German movie theaters experienced a 15% decline in ticket sales in the first half of 2018 (g). This is part of a long-term downward trend:
The linked article says the 2018 results were mainly due to the lack of “Hollywood blockbusters” like the Harry Potter franchise, but industry insiders also pointed to long-term trends: better home theater experiences, excellent TV series, the usual suspects.
Some of this, though, is the fault of movie theaters themselves. Germany early on adopted a strange culture of movie-going: the main feature invariably starts 20-30 minutes later than the advertised start time. The delay is taken up by an endless series of trailers, promos, and advertisements, and is often interrupted to give the audience time to go buy more snacks. Sometimes ushers even walk the aisles offering treats.
Most Germans seemed to take this for granted and obediently show up on time. Back when you could only see movies up close in the theater, it was a place for like-minded people to gather and socialize, so why not treat it like part of a night out?

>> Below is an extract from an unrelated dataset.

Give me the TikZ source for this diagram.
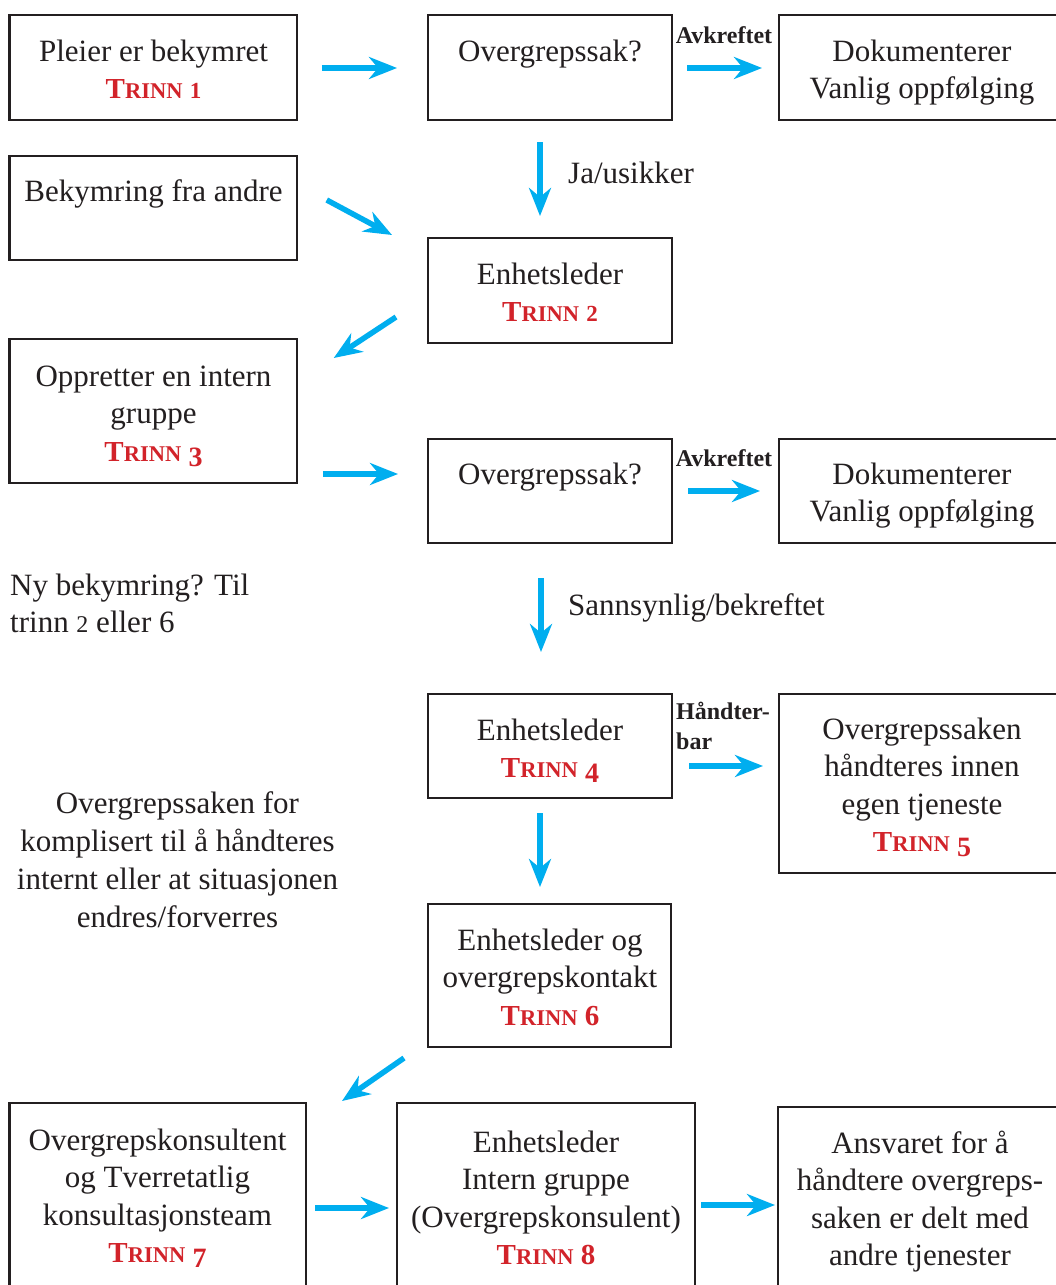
\documentclass[tikz,border=0pt]{standalone}
\usepackage{fontspec}
\setmainfont{Liberation Serif}
\usetikzlibrary{arrows.meta}
\definecolor{txtgray}{HTML}{231F20}
\definecolor{trinnred}{HTML}{D2232A}
\definecolor{arrblue}{HTML}{00AEEF}
\newcommand\fl{\rule{0pt}{26pt}}
% fake small caps "Trinn" with old-style-like digits
\newcommand\trinnword{\bfseries\fontsize{29}{37.5}\selectfont T\fontsize{22.5}{37.5}\selectfont RINN\fontsize{29}{37.5}\selectfont\ }
\newcommand\trinnS[1]{{\color{trinnred}\trinnword{\fontsize{23}{37.5}\selectfont #1}}}
\newcommand\trinnD[1]{{\color{trinnred}\trinnword\raisebox{-5pt}{\fontsize{28}{37.5}\selectfont #1}}}
\newcommand\trinnF[1]{{\color{trinnred}\trinnword{\fontsize{29}{37.5}\selectfont #1}}}
\tikzset{
  box/.style={draw=txtgray, line width=2.7pt, rectangle, inner sep=0pt, outer sep=0pt},
  txt/.style={text=txtgray, align=center, inner sep=0pt, anchor=north, font=\fontsize{31}{37.5}\selectfont},
  lbl/.style={text=txtgray, inner sep=0pt, font=\bfseries\fontsize{24}{30}\selectfont},
  arr/.style={draw=arrblue, line width=5.5pt, -{Stealth[length=28pt, width=22pt, inset=9pt]}}
}
\begin{document}
\begin{tikzpicture}[x=1pt,y=-1pt]
\clip (0,0) rectangle (1056,1285);
\fill[white] (0,0) rectangle (1056,1285);
% boxes
\node[box, minimum width=287.5, minimum height=105] (b1) at (153.25,67.5) {};
\node[box, minimum width=244, minimum height=105] (b2) at (550,67.5) {};
\node[box, minimum width=286, minimum height=105] (b3) at (922,67.5) {};
\node[box, minimum width=287.5, minimum height=104] (b4) at (153.25,208) {};
\node[box, minimum width=244, minimum height=105] (b5) at (550,290.5) {};
\node[box, minimum width=287.5, minimum height=144] (b6) at (153.25,411) {};
\node[box, minimum width=244, minimum height=104] (b7) at (550,491) {};
\node[box, minimum width=286, minimum height=104] (b8) at (922,491) {};
\node[box, minimum width=244, minimum height=104] (b9) at (550,746) {};
\node[box, minimum width=286, minimum height=179] (b10) at (922,783.5) {};
\node[box, minimum width=243, minimum height=143] (b11) at (549.5,975.5) {};
\node[box, minimum width=296.5, minimum height=197] (b12) at (157.75,1201.5) {};
\node[box, minimum width=298, minimum height=197] (b13) at (546,1201.5) {};
\node[box, minimum width=284, minimum height=193] (b14) at (920,1203.5) {};
% texts
\node[txt] (t1) at (153.5,35) {\fl Pleier er bekymret\\\trinnS{1}};
\node[txt] (t2) at (550,35) {\fl Overgrepssak?};
\node[txt] (t3) at (922,35) {\fl Dokumenterer\\Vanlig oppfølging};
\node[txt] (t4) at (153.5,175) {\fl Bekymring fra andre};
\node[txt] (t5) at (550,258) {\fl Enhetsleder\\\trinnS{2}};
\node[txt] (t6) at (153.5,360) {\fl Oppretter en intern\\gruppe\\\trinnD{3}};
\node[txt] (t7) at (550,458) {\fl Overgrepssak?};
\node[txt] (t8) at (922,458) {\fl Dokumenterer\\Vanlig oppfølging};
\node[txt] (t9) at (550,714) {\fl Enhetsleder\\\trinnD{4}};
\node[txt] (t10) at (922,713) {\fl Overgrepssaken\\håndteres innen\\egen tjeneste\\\trinnD{5}};
\node[txt] (t11) at (550,924) {\fl Enhetsleder og\\overgrepskontakt\\\trinnF{6}};
\node[txt] (t12) at (157.5,1124) {\fl Overgrepskonsultent\\og Tverretatlig\\konsultasjonsteam\\\trinnD{7}};
\node[txt] (t13) at (546,1126) {\fl Enhetsleder\\Intern gruppe\\(Overgrepskonsulent)\\\trinnF{8}};
\node[txt] (t14) at (920,1127) {\fl Ansvaret for å\\håndtere overgreps-\\saken er delt med\\andre tjenester};
\node[txt, align=left, anchor=north west] (ny) at (10,569) {\fl Ny bekymring? Til\\trinn {\fontsize{24}{37.5}\selectfont 2} eller 6};
\node[txt, font=\fontsize{31}{38}\selectfont] (komp) at (177.5,787) {\fl Overgrepssaken for\\komplisert til å håndteres\\internt eller at situasjonen\\endres/forverres};
% labels
\node[lbl, anchor=base] (l1) at (724,43) {Avkreftet};
\node[lbl, anchor=base] (l2) at (724,466) {Avkreftet};
\node[lbl, align=left, anchor=north west] (l3) at (676,699) {\rule{0pt}{20pt}Håndter-\\bar};
\node[txt, anchor=base west] (l4) at (568,183) {Ja/usikker};
\node[txt, anchor=base west] (l5) at (568,615) {Sannsynlig/bekreftet};
% arrows
\draw[arr] ([shift={(24.75,0.5)}]b1.east) -- ([shift={(-31,0.5)}]b2.west);
\draw[arr] ([shift={(15,0.5)}]b2.east) -- ([shift={(-17,0.5)}]b3.west);
\draw[arr] ([shift={(-10,22)}]b2.south) -- ([shift={(-10,-22)}]b5.north);
\draw[arr] ([shift={(29.75,-8)}]b4.east) -- ([shift={(-36,-55.5)}]b5.west);
\draw[arr] ([shift={(-32,26.5)}]b5.west) -- ([shift={(36.75,-53)}]b6.east);
\draw[arr] ([shift={(25.75,63)}]b6.east) -- ([shift={(-30,-17)}]b7.west);
\draw[arr] ([shift={(16,0)}]b7.east) -- ([shift={(-19,0)}]b8.west);
\draw[arr] ([shift={(-9,35)}]b7.south) -- ([shift={(-9,-42)}]b9.north);
\draw[arr] ([shift={(17,20)}]b9.east) -- ([shift={(-16,-17.5)}]b10.west);
\draw[arr] ([shift={(-10,15)}]b9.south) -- ([shift={(-9.5,-17)}]b11.north);
\draw[arr] ([shift={(-24,11)}]b11.south west) -- ([shift={(36,-2)}]b12.north east);
\draw[arr] ([shift={(9,6.5)}]b12.east) -- ([shift={(-8,6.5)}]b13.west);
\draw[arr] ([shift={(6,3.5)}]b13.east) -- ([shift={(-3,1.5)}]b14.west);
\end{tikzpicture}
\end{document}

Now, though, movies stream excellent quality in your own home, and quite a few people, like me, don’t want to be hit with advertisements when you’re captive in a movie seat you’ve already paid for. Further, there’s it’s hard to get in the mood for a movie you want to see by being forced to watch 5 trailers for movies you don’t want to see, including some movies whose very existence makes you question the wisdom of further human procreation.
I love me a good movie, but only see flicks in a theater maybe twice per year anymore. When I do go, I visit only funky, subsidized art-house theaters which are just plain fun places to be (often because they’re part of/next to a lively bar). Multiplexes are going the way of the video store for many reasons, but the annoying over-dependence on trailers and advertisements surely is one of them.